According to The Partnership for a Drug Free America prescription drug abuse among American teens is reaching troubling levels, reports the BBC News.
A recent survey by The Partnership revealed that one in five US teens admit to experimenting with legal medication, including prescription drugs and over the counter medications, at least once in their lifetime—a very “troubling trend”.
Experts in the States are also witnessing an increase in the number of young persons admitted to the hospital for drug overdose.
All this prescription drug abuse and its associated behaviours indicate that these teens are self-medicating, as well as looking for a high. Teens illegally obtaining prescription medications tend to be very tactical, according to experts, strategic even.
Furthermore, teens are experimenting with a wide variety of drugs, not simply painkillers, as most would believe. Sedatives, stimulants, psychoactives, and anti-depressants are all among abused drugs.
As such, “pharm parties” have emerged as a new trend, where the price of admission to the evening is a handful of pills. Once the party has begun, all pills are combined in a large bowl and passed around. Pills are popped at random and partygoers sit back and wait for the effects, whatever they may be.

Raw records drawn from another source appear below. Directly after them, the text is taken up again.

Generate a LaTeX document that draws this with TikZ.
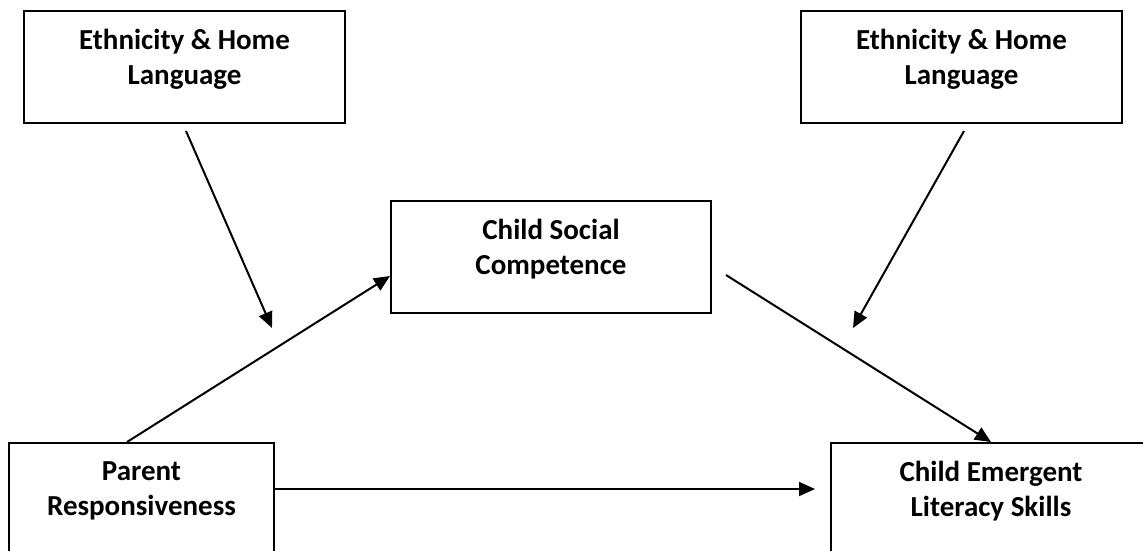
\documentclass[tikz,border=0pt]{standalone}
\usepackage{fontspec}
\setmainfont{Carlito}
\usetikzlibrary{arrows.meta,calc}

\tikzset{
  varbox/.style={draw=black, line width=2pt, rectangle, minimum width=321pt,
                 minimum height=112pt, inner sep=0pt, anchor=north west},
  boxtext/.style={font=\fontsize{29}{35}\selectfont\bfseries, align=center,
                  inner sep=0pt, anchor=north},
  path/.style={draw=black, line width=2pt, -{Triangle[length=16pt,width=14pt]}}
}

\begin{document}
\begin{tikzpicture}[x=1pt,y=-1pt]
  \useasboundingbox (0,0) rectangle (1143,550);
  \clip (0,0) rectangle (1143,550);

  % variable boxes
  \node[varbox] (ethL) at (23,10) {};
  \node[varbox] (ethR) at (800,10) {};
  \node[varbox, minimum width=320pt] (soc) at (390,200) {};
  \node[varbox, minimum width=265pt] (par) at (8,442) {};
  \node[varbox, minimum width=320pt] (lit) at (830,442) {};

  % box labels
  \node[boxtext] (ethLt) at ([yshift=-19pt]ethL.north) {Ethnicity \& Home\\Language};
  \node[boxtext] (ethRt) at ([yshift=-19pt]ethR.north) {Ethnicity \& Home\\Language};
  \node[boxtext] (soct)  at ([yshift=-19pt]soc.north)  {Child Social\\Competence};
  \node[boxtext] (part)  at ([yshift=-19pt]par.north)  {Parent\\Responsiveness};
  \node[boxtext] (litt)  at ([yshift=-19pt]lit.north)  {Child Emergent\\Literacy Skills};

  % moderator arrow tips (free ends)
  \coordinate (modL) at (272,328);
  \coordinate (modR) at (853,328);

  % paths
  \draw[path] ([xshift=1.5pt,yshift=-7pt]ethL.south) -- (modL);
  \draw[path] ([xshift=2.5pt,yshift=-7pt]ethR.south) -- (modR);
  \draw[path] ([xshift=119pt]par.north west) -- ([yshift=-19pt]soc.west);
  \draw[path] ([xshift=14pt,yshift=-18pt]soc.east) -- (lit.north);
  \draw[path] ([yshift=-47pt]par.north east) -- ([xshift=-15pt,yshift=-47pt]lit.north west);
\end{tikzpicture}
\end{document}
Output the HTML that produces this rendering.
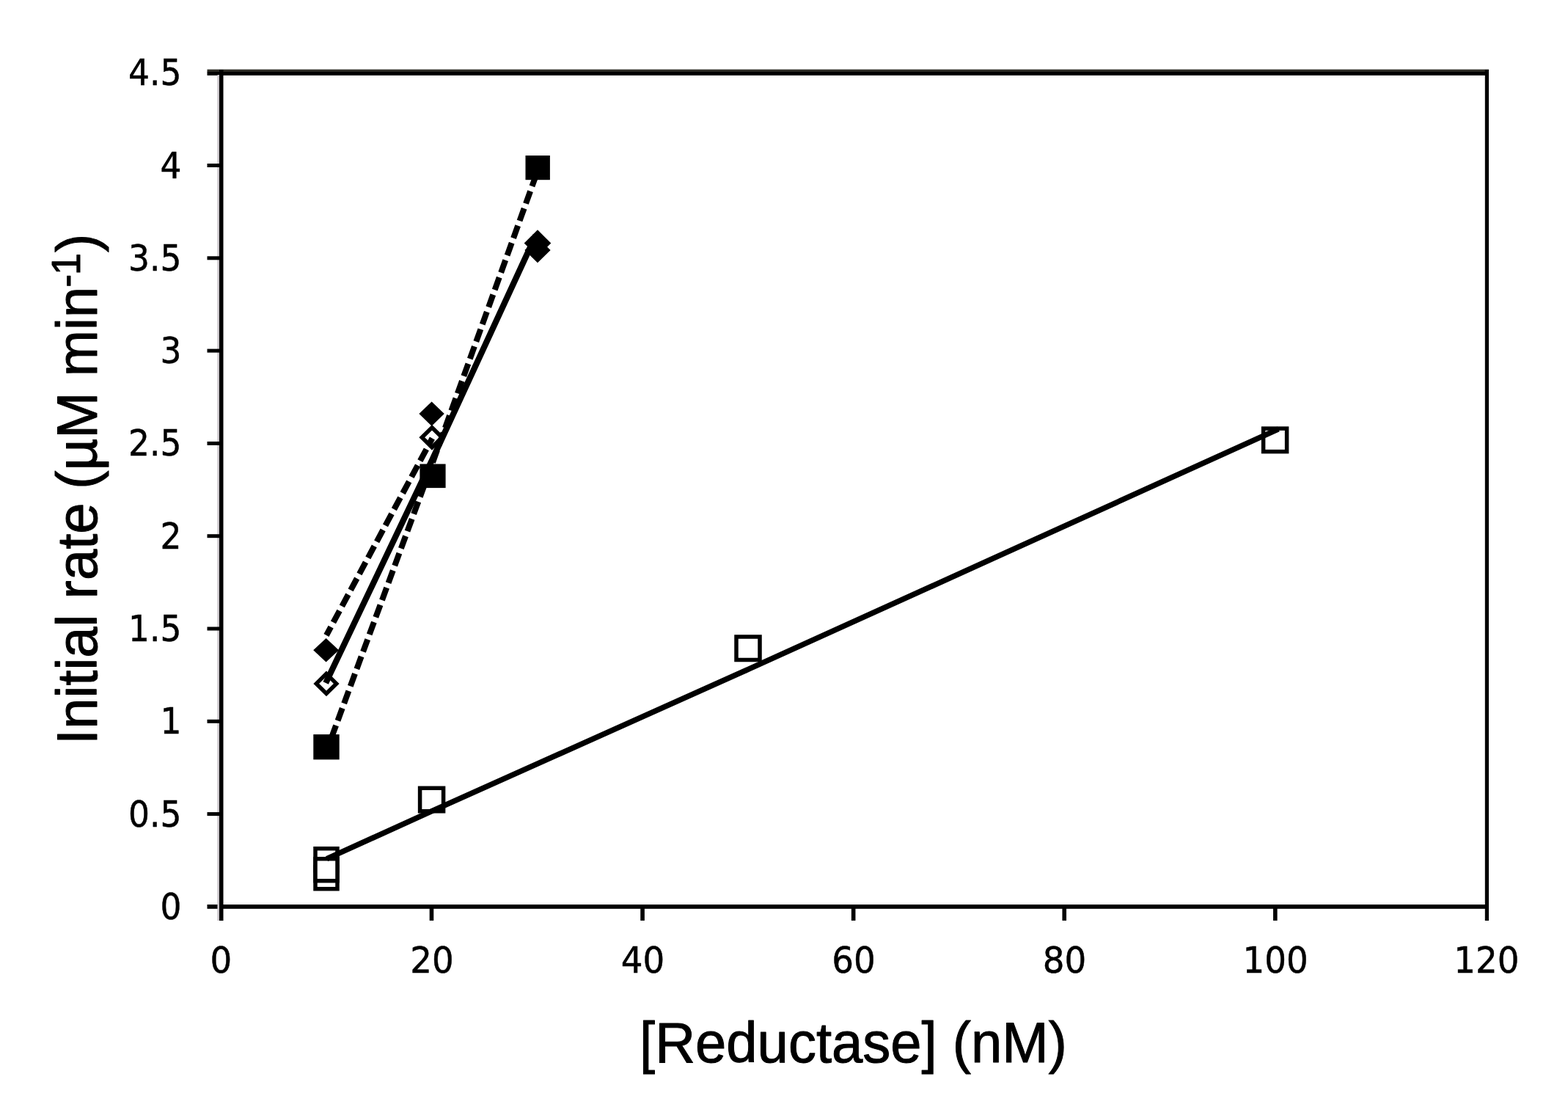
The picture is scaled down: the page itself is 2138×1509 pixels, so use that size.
<!DOCTYPE html>
<html lang="en"><head><meta charset="utf-8"><title>Initial rate vs [Reductase]</title>
<style>
html,body{margin:0;padding:0;background:#fff;}
body{width:2138px;height:1509px;overflow:hidden;}
svg{display:block;}
.tick{font-family:"DejaVu Sans","Liberation Sans",sans-serif;font-size:49px;fill:#000;stroke:#000;stroke-width:0.5px;}
.title{font-family:"Liberation Sans",sans-serif;font-size:76px;fill:#000;stroke:#000;stroke-width:1px;stroke-linejoin:round;}
</style></head><body>
<svg width="2138" height="1509" viewBox="0 0 2138 1509">
<rect x="0" y="0" width="2138" height="1509" fill="#ffffff"/>
<g fill="#000">
<rect x="282.5" y="94.6" width="1747.5" height="3.6" fill="#2f2e27"/>
<rect x="282.5" y="97.8" width="1747.5" height="5"/>
<rect x="282.5" y="1233" width="1747.5" height="5.8"/>
<rect x="296.4" y="102" width="3" height="1153" fill="#c9c4c9"/>
<rect x="299" y="95" width="5.5" height="1160"/>
<rect x="2024.8" y="95" width="5.2" height="1160"/>
<rect x="282.5" y="1107.1" width="18" height="5"/>
<rect x="282.5" y="980.8" width="18" height="5"/>
<rect x="282.5" y="854.5" width="18" height="5"/>
<rect x="282.5" y="728.2" width="18" height="5"/>
<rect x="282.5" y="601.9" width="18" height="5"/>
<rect x="282.5" y="475.6" width="18" height="5"/>
<rect x="282.5" y="349.3" width="18" height="5"/>
<rect x="282.5" y="223.0" width="18" height="5"/>
<rect x="585.68" y="1236" width="5.6" height="18.9"/>
<rect x="873.27" y="1236" width="5.6" height="18.9"/>
<rect x="1160.85" y="1236" width="5.6" height="18.9"/>
<rect x="1448.43" y="1236" width="5.6" height="18.9"/>
<rect x="1736.02" y="1236" width="5.6" height="18.9"/>
</g>
<text class="tick" transform="translate(247.5 1252.9) scale(0.93 1)" text-anchor="end">0</text>
<text class="tick" transform="translate(247.5 1126.6) scale(0.93 1)" text-anchor="end">0.5</text>
<text class="tick" transform="translate(247.5 1000.3) scale(0.93 1)" text-anchor="end">1</text>
<text class="tick" transform="translate(247.5 874.0) scale(0.93 1)" text-anchor="end">1.5</text>
<text class="tick" transform="translate(247.5 747.7) scale(0.93 1)" text-anchor="end">2</text>
<text class="tick" transform="translate(247.5 621.4) scale(0.93 1)" text-anchor="end">2.5</text>
<text class="tick" transform="translate(247.5 495.1) scale(0.93 1)" text-anchor="end">3</text>
<text class="tick" transform="translate(247.5 368.8) scale(0.93 1)" text-anchor="end">3.5</text>
<text class="tick" transform="translate(247.5 242.5) scale(0.93 1)" text-anchor="end">4</text>
<text class="tick" transform="translate(247.5 116.2) scale(0.93 1)" text-anchor="end">4.5</text>
<text class="tick" transform="translate(301.3 1326.0) scale(0.955 1)" text-anchor="middle">0</text>
<text class="tick" transform="translate(588.9 1326.0) scale(0.955 1)" text-anchor="middle">20</text>
<text class="tick" transform="translate(876.5 1326.0) scale(0.955 1)" text-anchor="middle">40</text>
<text class="tick" transform="translate(1164.1 1326.0) scale(0.955 1)" text-anchor="middle">60</text>
<text class="tick" transform="translate(1451.6 1326.0) scale(0.955 1)" text-anchor="middle">80</text>
<text class="tick" transform="translate(1739.2 1326.0) scale(0.955 1)" text-anchor="middle">100</text>
<text class="tick" transform="translate(2026.8 1326.0) scale(0.955 1)" text-anchor="middle">120</text>
<text class="title" transform="translate(1163.5 1448.3) scale(1 1.02)" text-anchor="middle">[Reductase] (nM)</text>
<text class="title" transform="translate(131.8 1014.9) rotate(-90) scale(1 1.02)"><tspan x="0">Initial rate </tspan><tspan x="348.2">(µM min</tspan><tspan x="623.1" dy="-22" font-size="54">-</tspan><tspan x="640" font-size="54">1</tspan><tspan x="670.8" dy="22">)</tspan></text>
<g>
<rect x="430.0" y="1156.7" width="30.0" height="30.0" fill="#fff" stroke="#000" stroke-width="5.5"/>
<rect x="430.0" y="1181.7" width="30.0" height="30.0" fill="#fff" stroke="#000" stroke-width="5.5"/>
<rect x="430.0" y="1170.7" width="30.0" height="30.0" fill="#fff" stroke="#000" stroke-width="5.5"/>
<rect x="572.6" y="1074.3" width="32.0" height="31.5" fill="#fff" stroke="#000" stroke-width="5.5"/>
<rect x="1004.0" y="868.0" width="32.0" height="31.5" fill="#fff" stroke="#000" stroke-width="5.5"/>
<rect x="1722.6" y="584.1" width="32.0" height="31.5" fill="#fff" stroke="#000" stroke-width="5.5"/>
<polyline points="445.6,1170.6 589.4,1105.4 1020.8,912.2 1743.2,584.9" fill="none" stroke="#000" stroke-width="7.5"/>
<polygon points="445.0,918.4 458.7,931.9 445.0,945.4 431.3,931.9" fill="#fff" stroke="#000" stroke-width="5.5" stroke-linejoin="miter"/>
<polygon points="589.0,582.8 602.7,596.3 589.0,609.8 575.3,596.3" fill="#fff" stroke="#000" stroke-width="5.5" stroke-linejoin="miter"/>
<polygon points="733.0,327.5 746.7,341.0 733.0,354.5 719.3,341.0" fill="#000" stroke="#000" stroke-width="5.5" stroke-linejoin="miter"/>
<polyline points="445.0,1024.5 589.4,632.0 733.2,232.5" fill="none" stroke="#000" stroke-width="8.0" stroke-dasharray="18 7" stroke-dashoffset="5"/>
<polyline points="445.0,866.0 589.4,597.5" fill="none" stroke="#000" stroke-width="8.0" stroke-dasharray="18 7" stroke-dashoffset="5"/>
<polyline points="444.2,931.0 589.4,626.5 730.4,321.0" fill="none" stroke="#000" stroke-width="8.2"/>
<rect x="427.3" y="1001.1" width="35.4" height="34.3" fill="#000"/>
<rect x="572.4" y="632.5" width="35.2" height="32.6" fill="#000"/>
<rect x="716.5" y="212.0" width="33.4" height="33.2" fill="#000"/>
<polygon points="444.6,870.1 462.0,886.3 444.6,902.5 427.2,886.3" fill="#000"/>
<polygon points="588.6,547.5 605.8,564.1 588.6,580.7 571.4,564.1" fill="#000"/>
<polygon points="733.0,313.3 751.3,331.5 733.0,349.7 714.7,331.5" fill="#000"/>
</g>
</svg>
</body></html>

The BBC interviewed a teen from New York about his experiences with prescription drug abuse. Henry Walkdale, 16, is currently enrolled in an addiction treatment program at a drug rehab centre.
He recounts how it was easier to find prescription drugs than other illegal drugs, as fake prescriptions are easy to come by and by “people that literally sell them out of the back of hospitals if you know the right neighbourhoods to go to,” he says.
Later, his addiction worsened when he was hospitalized for a leg injury. While there he was given painkillers, and later discharged with a prescription. From that point on he “started eating them like candy.”
Listen to Henry’s story in his own words.
Henry was lucky. He was able to get help, admitted to a drug addiction treatment program before he died. Others, unfortunately, are not as lucky as he.
The US’ Drug Enforcement Agency is now trying to engage parents in the matter. “We’ve asked people to talk to their kids,” the DEA’s Gerard McAleer told the BBC, “look in the medicine cabinet, take an inventory, secure the medicines you need to keep and dispose of those that have just been sitting there.”